■ **Short problem**
Write the lines out again, from the top of the material to the line containing "import plotly.graph_objects as go", pictures excluded.

■ **Data provided**

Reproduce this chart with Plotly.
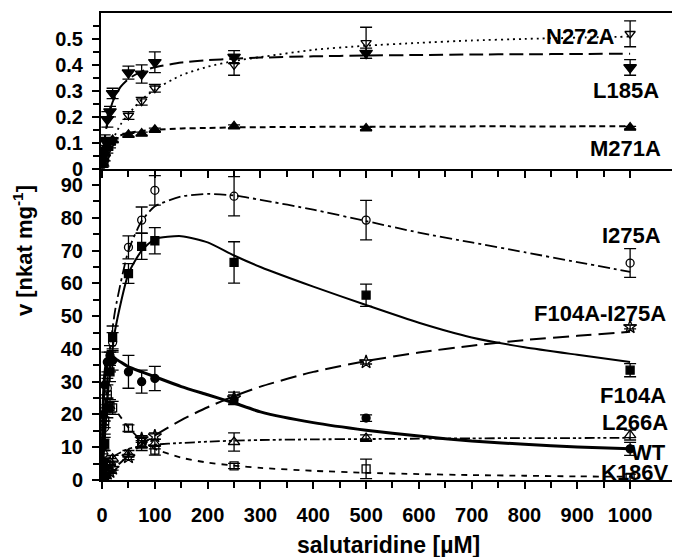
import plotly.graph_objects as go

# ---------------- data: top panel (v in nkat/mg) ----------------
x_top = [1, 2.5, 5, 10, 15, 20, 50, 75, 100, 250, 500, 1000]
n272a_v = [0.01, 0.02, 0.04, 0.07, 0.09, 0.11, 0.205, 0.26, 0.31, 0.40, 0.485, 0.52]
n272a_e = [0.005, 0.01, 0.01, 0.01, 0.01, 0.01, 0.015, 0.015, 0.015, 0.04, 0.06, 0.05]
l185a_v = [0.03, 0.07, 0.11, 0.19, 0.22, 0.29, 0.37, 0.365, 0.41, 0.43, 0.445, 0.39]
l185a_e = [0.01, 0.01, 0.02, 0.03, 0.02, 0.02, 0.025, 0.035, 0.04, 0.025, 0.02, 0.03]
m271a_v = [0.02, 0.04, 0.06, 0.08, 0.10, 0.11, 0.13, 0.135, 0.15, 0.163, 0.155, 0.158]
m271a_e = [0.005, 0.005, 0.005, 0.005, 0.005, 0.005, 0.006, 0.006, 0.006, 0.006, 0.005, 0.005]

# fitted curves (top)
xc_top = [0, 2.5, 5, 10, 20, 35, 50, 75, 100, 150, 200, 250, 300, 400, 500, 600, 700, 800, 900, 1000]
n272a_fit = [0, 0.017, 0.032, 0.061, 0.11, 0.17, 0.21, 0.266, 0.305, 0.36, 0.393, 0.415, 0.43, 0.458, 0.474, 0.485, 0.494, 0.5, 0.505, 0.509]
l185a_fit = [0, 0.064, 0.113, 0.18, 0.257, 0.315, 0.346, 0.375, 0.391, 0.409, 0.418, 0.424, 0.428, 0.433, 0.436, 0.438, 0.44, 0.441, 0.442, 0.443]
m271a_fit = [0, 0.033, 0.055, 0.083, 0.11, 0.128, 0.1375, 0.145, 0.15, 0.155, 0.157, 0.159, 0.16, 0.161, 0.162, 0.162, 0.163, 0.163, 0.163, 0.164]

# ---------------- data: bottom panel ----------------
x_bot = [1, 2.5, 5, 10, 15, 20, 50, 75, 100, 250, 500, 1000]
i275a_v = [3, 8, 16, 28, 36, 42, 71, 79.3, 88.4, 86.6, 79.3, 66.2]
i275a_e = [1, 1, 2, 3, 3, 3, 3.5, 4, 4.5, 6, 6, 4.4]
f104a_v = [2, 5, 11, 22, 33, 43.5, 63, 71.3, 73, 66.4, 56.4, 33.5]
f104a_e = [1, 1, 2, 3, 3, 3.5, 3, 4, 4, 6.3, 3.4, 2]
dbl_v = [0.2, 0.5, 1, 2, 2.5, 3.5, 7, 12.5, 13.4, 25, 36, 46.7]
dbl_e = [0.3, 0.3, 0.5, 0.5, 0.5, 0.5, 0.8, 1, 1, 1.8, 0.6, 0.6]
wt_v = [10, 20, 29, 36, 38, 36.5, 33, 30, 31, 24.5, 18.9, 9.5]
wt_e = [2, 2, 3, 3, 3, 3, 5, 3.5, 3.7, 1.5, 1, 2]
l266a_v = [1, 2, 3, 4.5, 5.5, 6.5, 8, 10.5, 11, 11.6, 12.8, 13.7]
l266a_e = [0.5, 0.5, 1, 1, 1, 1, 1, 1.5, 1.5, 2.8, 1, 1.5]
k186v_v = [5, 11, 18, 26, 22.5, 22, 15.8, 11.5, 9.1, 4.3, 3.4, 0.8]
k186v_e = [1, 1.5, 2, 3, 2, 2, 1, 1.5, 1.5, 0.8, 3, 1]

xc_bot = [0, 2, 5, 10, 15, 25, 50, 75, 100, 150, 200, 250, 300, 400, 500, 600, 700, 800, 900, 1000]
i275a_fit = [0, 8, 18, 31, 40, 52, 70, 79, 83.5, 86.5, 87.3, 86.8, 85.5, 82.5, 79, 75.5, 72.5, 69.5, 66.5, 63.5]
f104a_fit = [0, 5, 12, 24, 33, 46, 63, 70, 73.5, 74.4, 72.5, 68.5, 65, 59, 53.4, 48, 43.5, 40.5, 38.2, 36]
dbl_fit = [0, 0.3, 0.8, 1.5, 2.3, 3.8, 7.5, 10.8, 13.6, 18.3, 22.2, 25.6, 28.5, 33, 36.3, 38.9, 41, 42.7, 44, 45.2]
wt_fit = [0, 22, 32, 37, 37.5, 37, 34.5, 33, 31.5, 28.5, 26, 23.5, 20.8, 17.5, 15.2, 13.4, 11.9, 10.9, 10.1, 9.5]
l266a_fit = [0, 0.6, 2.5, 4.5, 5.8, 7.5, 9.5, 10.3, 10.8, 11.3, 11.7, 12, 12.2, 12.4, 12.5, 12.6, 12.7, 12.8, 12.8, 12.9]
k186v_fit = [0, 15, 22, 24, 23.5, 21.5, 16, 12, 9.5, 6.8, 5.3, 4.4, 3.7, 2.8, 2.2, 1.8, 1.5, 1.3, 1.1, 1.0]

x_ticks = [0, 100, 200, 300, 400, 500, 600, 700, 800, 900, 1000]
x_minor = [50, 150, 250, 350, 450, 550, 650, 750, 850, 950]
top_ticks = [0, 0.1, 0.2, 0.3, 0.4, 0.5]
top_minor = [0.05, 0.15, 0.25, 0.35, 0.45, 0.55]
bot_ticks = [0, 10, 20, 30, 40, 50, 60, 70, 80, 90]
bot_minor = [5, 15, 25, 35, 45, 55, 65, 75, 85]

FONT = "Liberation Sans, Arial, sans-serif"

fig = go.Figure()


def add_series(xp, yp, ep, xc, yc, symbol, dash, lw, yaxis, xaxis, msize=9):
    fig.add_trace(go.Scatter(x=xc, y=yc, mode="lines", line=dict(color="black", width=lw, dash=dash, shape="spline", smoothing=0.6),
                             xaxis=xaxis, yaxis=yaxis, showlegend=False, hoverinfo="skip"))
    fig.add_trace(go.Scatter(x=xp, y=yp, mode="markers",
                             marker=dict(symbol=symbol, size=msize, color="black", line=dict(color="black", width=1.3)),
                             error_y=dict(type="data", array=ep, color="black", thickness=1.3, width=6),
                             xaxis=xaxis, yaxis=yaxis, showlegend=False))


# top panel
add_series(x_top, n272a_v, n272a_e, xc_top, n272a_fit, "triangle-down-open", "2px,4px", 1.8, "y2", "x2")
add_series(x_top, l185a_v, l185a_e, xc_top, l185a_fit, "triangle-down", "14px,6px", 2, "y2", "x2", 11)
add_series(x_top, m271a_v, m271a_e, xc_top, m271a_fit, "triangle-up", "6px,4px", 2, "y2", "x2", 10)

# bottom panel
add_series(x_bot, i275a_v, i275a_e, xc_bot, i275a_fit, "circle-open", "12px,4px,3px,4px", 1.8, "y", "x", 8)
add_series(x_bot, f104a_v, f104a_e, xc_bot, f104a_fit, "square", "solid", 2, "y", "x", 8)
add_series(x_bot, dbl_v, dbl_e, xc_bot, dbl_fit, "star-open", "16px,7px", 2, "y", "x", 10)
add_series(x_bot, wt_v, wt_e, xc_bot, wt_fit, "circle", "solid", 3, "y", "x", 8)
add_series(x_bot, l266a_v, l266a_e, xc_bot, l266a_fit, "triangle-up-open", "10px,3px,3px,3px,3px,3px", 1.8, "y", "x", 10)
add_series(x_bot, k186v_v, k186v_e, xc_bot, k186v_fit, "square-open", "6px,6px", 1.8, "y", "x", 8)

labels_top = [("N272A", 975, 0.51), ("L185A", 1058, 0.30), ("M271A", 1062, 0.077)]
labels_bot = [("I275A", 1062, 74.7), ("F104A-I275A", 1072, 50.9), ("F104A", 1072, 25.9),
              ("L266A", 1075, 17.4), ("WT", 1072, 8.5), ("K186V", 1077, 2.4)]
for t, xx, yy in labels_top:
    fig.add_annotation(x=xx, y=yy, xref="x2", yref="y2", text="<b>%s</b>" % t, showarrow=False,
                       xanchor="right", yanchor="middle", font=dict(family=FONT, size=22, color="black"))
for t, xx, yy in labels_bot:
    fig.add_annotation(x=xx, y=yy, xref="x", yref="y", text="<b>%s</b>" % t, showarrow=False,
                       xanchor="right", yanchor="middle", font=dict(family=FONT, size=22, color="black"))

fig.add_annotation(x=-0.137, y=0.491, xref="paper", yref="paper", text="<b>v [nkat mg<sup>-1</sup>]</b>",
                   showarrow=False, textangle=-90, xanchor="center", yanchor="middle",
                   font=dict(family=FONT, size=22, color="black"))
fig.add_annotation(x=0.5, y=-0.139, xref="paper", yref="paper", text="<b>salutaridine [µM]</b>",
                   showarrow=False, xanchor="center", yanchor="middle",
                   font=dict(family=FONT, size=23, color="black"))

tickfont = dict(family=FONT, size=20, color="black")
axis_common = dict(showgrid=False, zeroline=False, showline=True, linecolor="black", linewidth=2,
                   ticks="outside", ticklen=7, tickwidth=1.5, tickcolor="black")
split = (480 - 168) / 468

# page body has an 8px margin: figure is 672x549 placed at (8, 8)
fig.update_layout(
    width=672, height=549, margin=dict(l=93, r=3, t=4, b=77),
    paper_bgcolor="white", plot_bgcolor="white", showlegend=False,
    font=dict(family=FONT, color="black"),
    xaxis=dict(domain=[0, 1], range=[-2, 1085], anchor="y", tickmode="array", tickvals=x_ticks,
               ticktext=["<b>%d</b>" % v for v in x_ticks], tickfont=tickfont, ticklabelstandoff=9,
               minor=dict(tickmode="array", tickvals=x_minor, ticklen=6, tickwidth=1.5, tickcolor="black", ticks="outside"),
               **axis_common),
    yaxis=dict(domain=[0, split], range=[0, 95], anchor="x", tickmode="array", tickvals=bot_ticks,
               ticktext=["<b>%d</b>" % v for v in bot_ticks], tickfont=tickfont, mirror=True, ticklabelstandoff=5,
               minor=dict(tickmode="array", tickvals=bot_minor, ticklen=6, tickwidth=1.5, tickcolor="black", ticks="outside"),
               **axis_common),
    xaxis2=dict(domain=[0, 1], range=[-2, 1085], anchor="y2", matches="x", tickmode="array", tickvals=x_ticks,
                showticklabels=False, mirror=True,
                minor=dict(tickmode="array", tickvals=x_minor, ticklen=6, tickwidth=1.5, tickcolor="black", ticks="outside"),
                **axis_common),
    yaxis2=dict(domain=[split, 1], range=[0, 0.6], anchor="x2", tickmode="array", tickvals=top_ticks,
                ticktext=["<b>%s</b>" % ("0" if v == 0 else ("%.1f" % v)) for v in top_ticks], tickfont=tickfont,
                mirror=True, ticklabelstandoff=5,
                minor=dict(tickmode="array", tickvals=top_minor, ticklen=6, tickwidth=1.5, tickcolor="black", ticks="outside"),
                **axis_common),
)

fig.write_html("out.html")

■ **Worked answer**
Reproduce this chart with Plotly.
import plotly.graph_objects as go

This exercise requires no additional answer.